To do
Without any pictures, restate the lines from the one containing "Rebuild this chart" to the one containing "let onder = null;", word for word, ends included.
>> begin Record extracts
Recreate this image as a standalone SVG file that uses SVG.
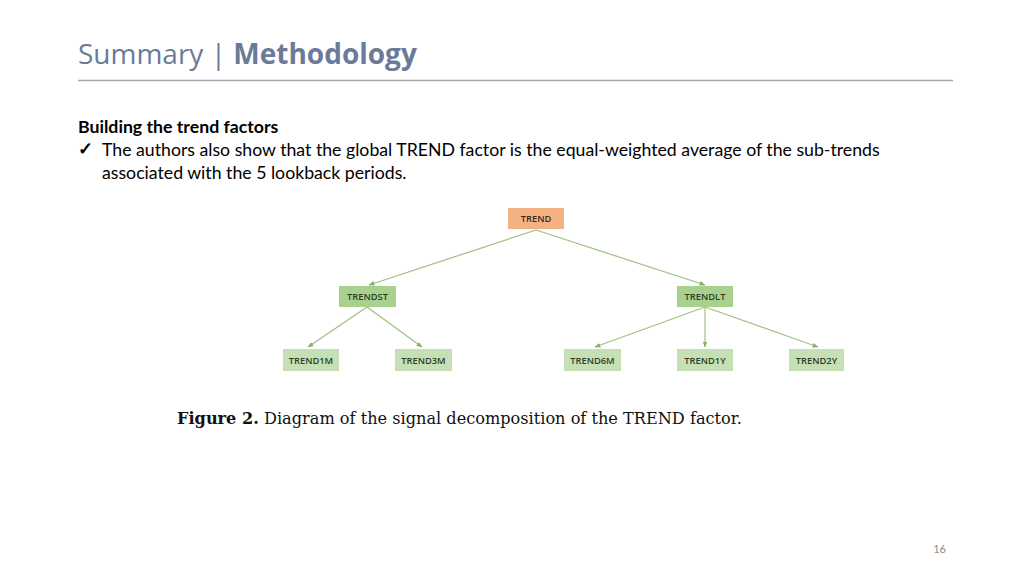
>> end Record extracts
>> begin Record extracts
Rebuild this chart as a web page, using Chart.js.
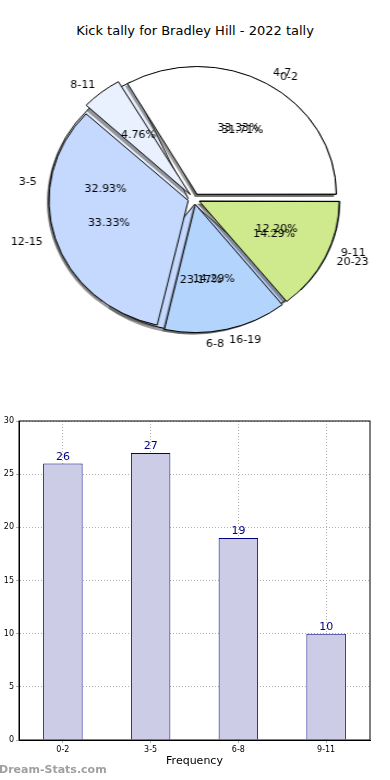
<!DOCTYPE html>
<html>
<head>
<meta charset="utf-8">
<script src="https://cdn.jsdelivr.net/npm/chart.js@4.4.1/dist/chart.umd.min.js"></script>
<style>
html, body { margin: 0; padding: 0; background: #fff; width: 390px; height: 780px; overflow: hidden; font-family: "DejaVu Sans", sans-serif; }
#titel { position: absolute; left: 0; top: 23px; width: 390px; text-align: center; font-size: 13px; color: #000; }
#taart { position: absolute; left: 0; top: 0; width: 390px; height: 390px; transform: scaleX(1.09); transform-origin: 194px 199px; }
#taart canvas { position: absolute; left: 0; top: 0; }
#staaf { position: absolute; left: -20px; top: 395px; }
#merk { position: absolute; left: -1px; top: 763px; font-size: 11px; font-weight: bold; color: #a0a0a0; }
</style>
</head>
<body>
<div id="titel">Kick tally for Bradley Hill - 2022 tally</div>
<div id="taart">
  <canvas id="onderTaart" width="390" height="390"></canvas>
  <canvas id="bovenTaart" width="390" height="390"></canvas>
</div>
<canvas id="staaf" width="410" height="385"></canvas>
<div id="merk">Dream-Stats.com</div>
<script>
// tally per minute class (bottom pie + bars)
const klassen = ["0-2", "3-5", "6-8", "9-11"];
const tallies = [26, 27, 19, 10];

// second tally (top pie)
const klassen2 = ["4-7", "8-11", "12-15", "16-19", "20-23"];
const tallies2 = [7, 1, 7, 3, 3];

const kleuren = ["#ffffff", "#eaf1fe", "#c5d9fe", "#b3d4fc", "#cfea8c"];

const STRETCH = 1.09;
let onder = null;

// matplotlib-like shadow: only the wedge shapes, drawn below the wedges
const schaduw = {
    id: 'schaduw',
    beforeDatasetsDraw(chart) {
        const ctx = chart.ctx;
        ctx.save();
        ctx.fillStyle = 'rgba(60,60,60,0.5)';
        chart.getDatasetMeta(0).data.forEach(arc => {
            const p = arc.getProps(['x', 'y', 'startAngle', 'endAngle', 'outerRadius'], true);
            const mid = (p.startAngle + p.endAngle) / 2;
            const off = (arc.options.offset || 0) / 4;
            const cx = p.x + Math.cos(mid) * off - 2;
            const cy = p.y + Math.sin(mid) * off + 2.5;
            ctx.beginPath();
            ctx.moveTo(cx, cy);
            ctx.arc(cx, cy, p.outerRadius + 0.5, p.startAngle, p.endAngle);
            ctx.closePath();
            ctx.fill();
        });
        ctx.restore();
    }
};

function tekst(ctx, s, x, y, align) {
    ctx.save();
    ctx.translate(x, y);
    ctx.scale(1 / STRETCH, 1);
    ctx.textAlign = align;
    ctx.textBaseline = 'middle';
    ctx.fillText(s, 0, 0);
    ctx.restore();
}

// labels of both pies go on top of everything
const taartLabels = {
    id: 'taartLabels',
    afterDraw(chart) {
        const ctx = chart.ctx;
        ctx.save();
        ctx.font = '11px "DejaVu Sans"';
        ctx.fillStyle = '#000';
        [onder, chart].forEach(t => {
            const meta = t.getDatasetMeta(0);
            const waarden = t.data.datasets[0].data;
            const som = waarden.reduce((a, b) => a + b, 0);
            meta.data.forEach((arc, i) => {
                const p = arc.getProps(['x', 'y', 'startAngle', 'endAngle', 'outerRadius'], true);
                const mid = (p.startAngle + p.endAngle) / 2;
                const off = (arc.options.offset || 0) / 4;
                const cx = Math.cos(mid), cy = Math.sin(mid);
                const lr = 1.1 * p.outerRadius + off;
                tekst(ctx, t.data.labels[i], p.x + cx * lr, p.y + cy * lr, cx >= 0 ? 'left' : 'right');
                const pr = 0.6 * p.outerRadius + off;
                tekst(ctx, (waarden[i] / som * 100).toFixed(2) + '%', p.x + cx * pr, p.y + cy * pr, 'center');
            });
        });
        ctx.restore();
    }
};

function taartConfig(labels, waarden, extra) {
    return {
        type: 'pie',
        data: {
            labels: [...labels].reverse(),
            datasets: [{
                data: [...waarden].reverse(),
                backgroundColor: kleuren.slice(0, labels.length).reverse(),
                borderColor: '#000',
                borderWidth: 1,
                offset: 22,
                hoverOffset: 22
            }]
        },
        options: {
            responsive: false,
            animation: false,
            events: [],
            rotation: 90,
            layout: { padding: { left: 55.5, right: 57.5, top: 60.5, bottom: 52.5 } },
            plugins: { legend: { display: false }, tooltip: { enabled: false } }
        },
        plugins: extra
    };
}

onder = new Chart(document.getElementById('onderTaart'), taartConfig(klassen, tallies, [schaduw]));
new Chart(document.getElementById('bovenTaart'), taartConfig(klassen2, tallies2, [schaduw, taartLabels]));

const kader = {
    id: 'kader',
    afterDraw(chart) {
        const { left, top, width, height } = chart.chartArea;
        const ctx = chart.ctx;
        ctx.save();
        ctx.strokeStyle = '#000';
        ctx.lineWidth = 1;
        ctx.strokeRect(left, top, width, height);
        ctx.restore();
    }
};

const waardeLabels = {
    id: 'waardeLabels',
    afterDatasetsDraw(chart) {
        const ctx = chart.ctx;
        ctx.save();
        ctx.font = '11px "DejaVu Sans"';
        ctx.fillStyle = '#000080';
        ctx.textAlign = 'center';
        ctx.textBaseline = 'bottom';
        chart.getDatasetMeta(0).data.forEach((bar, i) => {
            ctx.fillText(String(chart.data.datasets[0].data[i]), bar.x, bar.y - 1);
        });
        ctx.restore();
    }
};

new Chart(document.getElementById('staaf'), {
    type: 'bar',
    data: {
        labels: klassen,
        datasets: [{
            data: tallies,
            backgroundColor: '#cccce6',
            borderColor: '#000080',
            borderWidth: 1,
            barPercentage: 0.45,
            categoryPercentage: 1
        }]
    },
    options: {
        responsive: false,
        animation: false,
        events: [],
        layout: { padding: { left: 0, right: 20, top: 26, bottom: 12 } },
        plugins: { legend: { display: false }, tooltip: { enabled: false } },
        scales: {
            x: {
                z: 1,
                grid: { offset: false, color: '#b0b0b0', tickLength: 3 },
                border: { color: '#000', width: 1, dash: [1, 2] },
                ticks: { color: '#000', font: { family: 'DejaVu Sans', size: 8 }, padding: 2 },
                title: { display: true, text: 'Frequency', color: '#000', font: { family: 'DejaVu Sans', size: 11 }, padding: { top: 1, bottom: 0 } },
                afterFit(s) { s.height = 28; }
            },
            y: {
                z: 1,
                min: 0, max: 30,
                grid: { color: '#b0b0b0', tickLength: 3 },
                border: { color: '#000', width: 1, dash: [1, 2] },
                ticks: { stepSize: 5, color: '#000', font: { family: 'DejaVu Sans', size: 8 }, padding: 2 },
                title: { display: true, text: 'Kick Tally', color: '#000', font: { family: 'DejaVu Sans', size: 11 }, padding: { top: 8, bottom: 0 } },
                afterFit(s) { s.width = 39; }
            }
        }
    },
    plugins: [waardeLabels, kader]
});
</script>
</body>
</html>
>> end Record extracts
>> begin Record extracts
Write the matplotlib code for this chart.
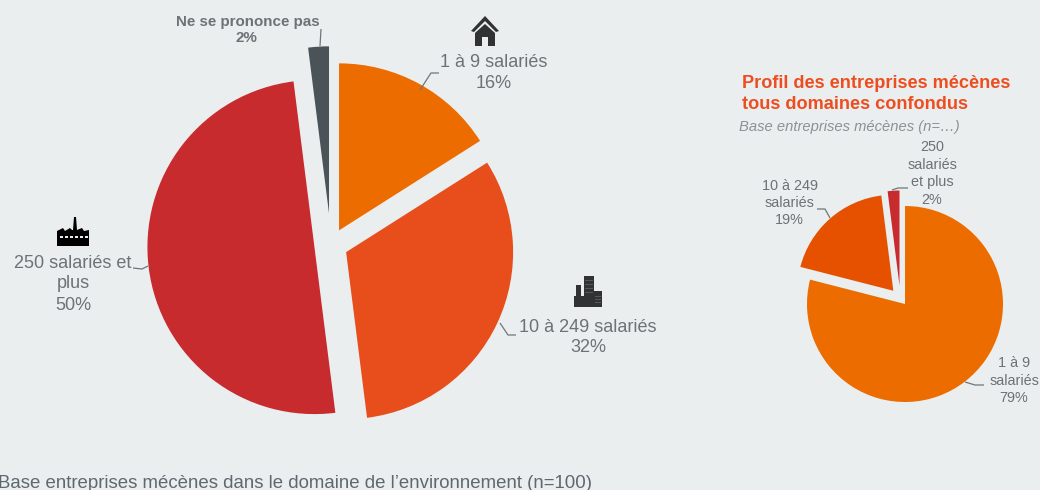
>> end Record extracts
Task result
Rebuild this chart as a web page, using Chart.js.
<!DOCTYPE html>
<html>
<head>
<meta charset="utf-8">
<script src="https://cdn.jsdelivr.net/npm/chart.js@4.4.1/dist/chart.umd.min.js"></script>
<style>
html, body { margin: 0; padding: 0; background: #fff; width: 390px; height: 780px; overflow: hidden; font-family: "DejaVu Sans", sans-serif; }
#titel { position: absolute; left: 0; top: 23px; width: 390px; text-align: center; font-size: 13px; color: #000; }
#taart { position: absolute; left: 0; top: 0; width: 390px; height: 390px; transform: scaleX(1.09); transform-origin: 194px 199px; }
#taart canvas { position: absolute; left: 0; top: 0; }
#staaf { position: absolute; left: -20px; top: 395px; }
#merk { position: absolute; left: -1px; top: 763px; font-size: 11px; font-weight: bold; color: #a0a0a0; }
</style>
</head>
<body>
<div id="titel">Kick tally for Bradley Hill - 2022 tally</div>
<div id="taart">
  <canvas id="onderTaart" width="390" height="390"></canvas>
  <canvas id="bovenTaart" width="390" height="390"></canvas>
</div>
<canvas id="staaf" width="410" height="385"></canvas>
<div id="merk">Dream-Stats.com</div>
<script>
// tally per minute class (bottom pie + bars)
const klassen = ["0-2", "3-5", "6-8", "9-11"];
const tallies = [26, 27, 19, 10];

// second tally (top pie)
const klassen2 = ["4-7", "8-11", "12-15", "16-19", "20-23"];
const tallies2 = [7, 1, 7, 3, 3];

const kleuren = ["#ffffff", "#eaf1fe", "#c5d9fe", "#b3d4fc", "#cfea8c"];

const STRETCH = 1.09;
let onder = null;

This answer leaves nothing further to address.